Придворная словесность: институт литературы и конструкции абсолютизма в России середины XVIII века (Осповат) - страница 183

В средоточии оды и ее поэтической образности оказывается, таким образом, чрезвычайное положение как единичное событие и модус политического существования, лежащий в основании суверенного порядка. На протяжении четверти века и трех царствований Ломоносов прославлял государственные перевороты, представавшие в его стихах не случайными эпизодами дворцовой политики, а архетипическими манифестациями политического. В аллегорическом языке чрезвычайного положения как «чуда» катастрофы и реставрации разворачивалась описанная Шмиттом соотнесенность земного суверенитета и божественной власти:

Все точные понятия современного учения о государстве представляют собой секуляризированные теологические понятия. Не только по своему историческому развитию, ибо они были перенесены из теологии на учение о государстве, причем, например, всемогущий Бог становился всевластным законодателем, но и их систематической структуре <…> Чрезвычайное положение имеет для юриспруденции значение, аналогичное значению чуда для теологии (Шмитт 2000, 57).

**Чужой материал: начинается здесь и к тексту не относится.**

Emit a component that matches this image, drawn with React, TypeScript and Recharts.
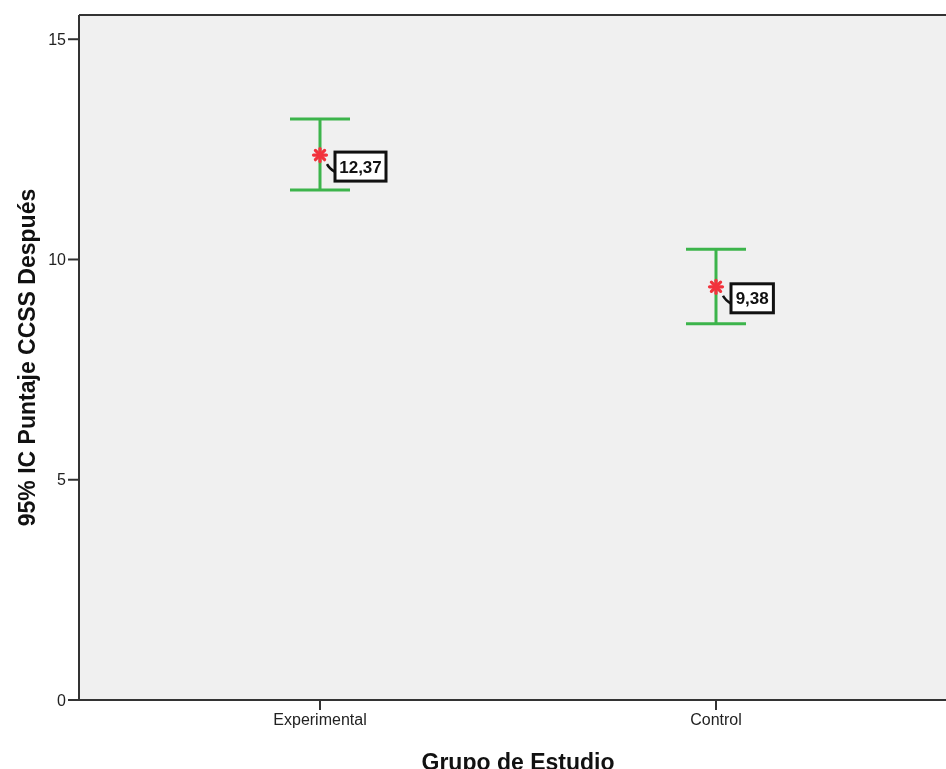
import { ComposedChart, Scatter, XAxis, YAxis, ErrorBar, CartesianGrid, ReferenceLine, Label } from "recharts";

const groups = ["Experimental", "Control"];
const means = [12.37, 9.38];
const ciLower = [11.58, 8.54];
const ciUpper = [13.19, 10.23];
const meanLabels = ["12,37", "9,38"];
const yTicks = [0, 5, 10, 15];
const yMax = 15.55;

const FONT = "'Liberation Sans', Arial, sans-serif";

const data = groups.map((g, i) => ({
  group: g,
  mean: means[i],
  err: [means[i] - ciLower[i], ciUpper[i] - means[i]],
  label: meanLabels[i],
}));

// asterisco rojo + caja con el valor de la media
function MeanMarker(props: any) {
  const { cx, cy, payload } = props;
  const r = 6.5;
  const rays = [0, 45, 90, 135].map(a => {
    const rad = (a * Math.PI) / 180;
    return (
      <line key={a} x1={cx - r * Math.cos(rad)} y1={cy - r * Math.sin(rad)}
        x2={cx + r * Math.cos(rad)} y2={cy + r * Math.sin(rad)}
        stroke="#f2323c" strokeWidth={3.2} strokeLinecap="round" />
    );
  });
  const text = String(payload.label);
  const w = text.length * 8.6 + 8;
  const bx = cx + 15;
  const by = cy - 3;
  return (
    <g>
      <path d={`M${cx + 7},${cy + 9} Q${cx + 9},${cy + 13} ${cx + 15},${cy + 17}`} stroke="#111" strokeWidth={2.5} fill="none" />
      {rays}
      <rect x={bx} y={by} width={w} height={29} fill="#fff" stroke="#111" strokeWidth={3} />
      <text x={bx + w / 2} y={by + 15} textAnchor="middle" dominantBaseline="central"
        fontFamily={FONT} fontWeight="bold" fontSize={17} fill="#111">{text}</text>
    </g>
  );
}

export default function App() {
  return (
    <div style={{ fontFamily: FONT, position: "fixed", left: 8, top: 8 }}>
      <ComposedChart width={938} height={761} data={data} margin={{ top: 7, right: 0, bottom: 0, left: 0 }}>
        <CartesianGrid fill="#f0f0f0" horizontal={false} vertical={false} />
        <XAxis dataKey="group" type="category" scale="point" padding={{ left: 241, right: 230 }}
          height={69} tickSize={10} tickMargin={4} interval={0}
          axisLine={{ stroke: "#333", strokeWidth: 2 }} tickLine={{ stroke: "#333", strokeWidth: 2 }}
          tick={{ fill: "#222", fontSize: 16, fontFamily: FONT }}>
          <Label content={(p: any) => (
            <text x={p.viewBox.x + 439} y={p.viewBox.y + 70} textAnchor="middle"
              fontFamily={FONT} fontWeight="bold" fontSize={23} fill="#111">Grupo de Estudio</text>
          )} />
        </XAxis>
        <YAxis type="number" domain={[0, yMax]} ticks={yTicks} allowDataOverflow width={71}
          tickSize={11} tickMargin={2} interval={0}
          axisLine={{ stroke: "#333", strokeWidth: 2 }} tickLine={{ stroke: "#333", strokeWidth: 2 }}
          tick={{ fill: "#222", fontSize: 16, fontFamily: FONT }}>
          <Label content={(p: any) => (
            <text x={p.viewBox.x + 19} y={p.viewBox.y + p.viewBox.height / 2}
              transform={`rotate(-90 ${p.viewBox.x + 19} ${p.viewBox.y + p.viewBox.height / 2})`}
              textAnchor="middle" dominantBaseline="central"
              fontFamily={FONT} fontWeight="bold" fontSize={23} fill="#111">95% IC Puntaje CCSS Después</text>
          )} />
        </YAxis>
        <ReferenceLine y={yMax} stroke="#333" strokeWidth={2} />
        <Scatter dataKey="mean" isAnimationActive={false} shape={<MeanMarker />}>
          <ErrorBar dataKey="err" direction="y" width={30} stroke="#3cb44b" strokeWidth={3} isAnimationActive={false} />
        </Scatter>
      </ComposedChart>
    </div>
  );
}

В чрезвычайном положении и основанном на нем суверенитете пересекались и совпадали в начале Нового времени сферы политики и эстетики. На место традиционной династической и религиозной легитимности, распадавшейся и в России, и на Западе в затяжных кризисах и войнах конца XVI–XVII в., приходило политическое искусство, понимавшее власть как предмет осознанного риторического и символического конструирования, poiesis (см.: Kahn 2014; Marin 1988). Политико-богословская параллель между божественным и мирским господством превращается из метафизической истины в фигуру речи, политический и поэтический прием. Как замечают толкователи Шмитта, возникающее на обломках старого богословия «современное учение о государстве» оказывается в его формулировке проекцией тропа, эстетическим эффектом семантических мерцаний и взаимных подразумеваний бога и монарха.

Именно это позволяет Беньямину понять представления о суверенитете как исток (Ursprung) изобразительного языка барочной аллегории. Если суверен «олицетворяет историю», то власть как таковая немыслима вне механики означения, изображения и иллюзии. Р. Уортман справедливо вписывает оды Ломоносова в свой анализ церемониальных «сценариев власти», стратегий эстетического вовлечения подданных в политическое сообщество монархии. По заключению исследователя, придворные церемонии были призваны «представить правителя как верховное начало и наделить его сакральными качествами». Такого рода «представления, „действуя на воображение“, привязывали подданных к престолу не в меньшей степени, чем те вознаграждения и доходы, которые приносила им государственная служба. Чтобы понять устойчивость абсолютной монархии в России и неизменную верность дворянства, необходимо исследовать способы, которым возбуждались и поддерживались эти чувства» (Уортман 2002, 18–19).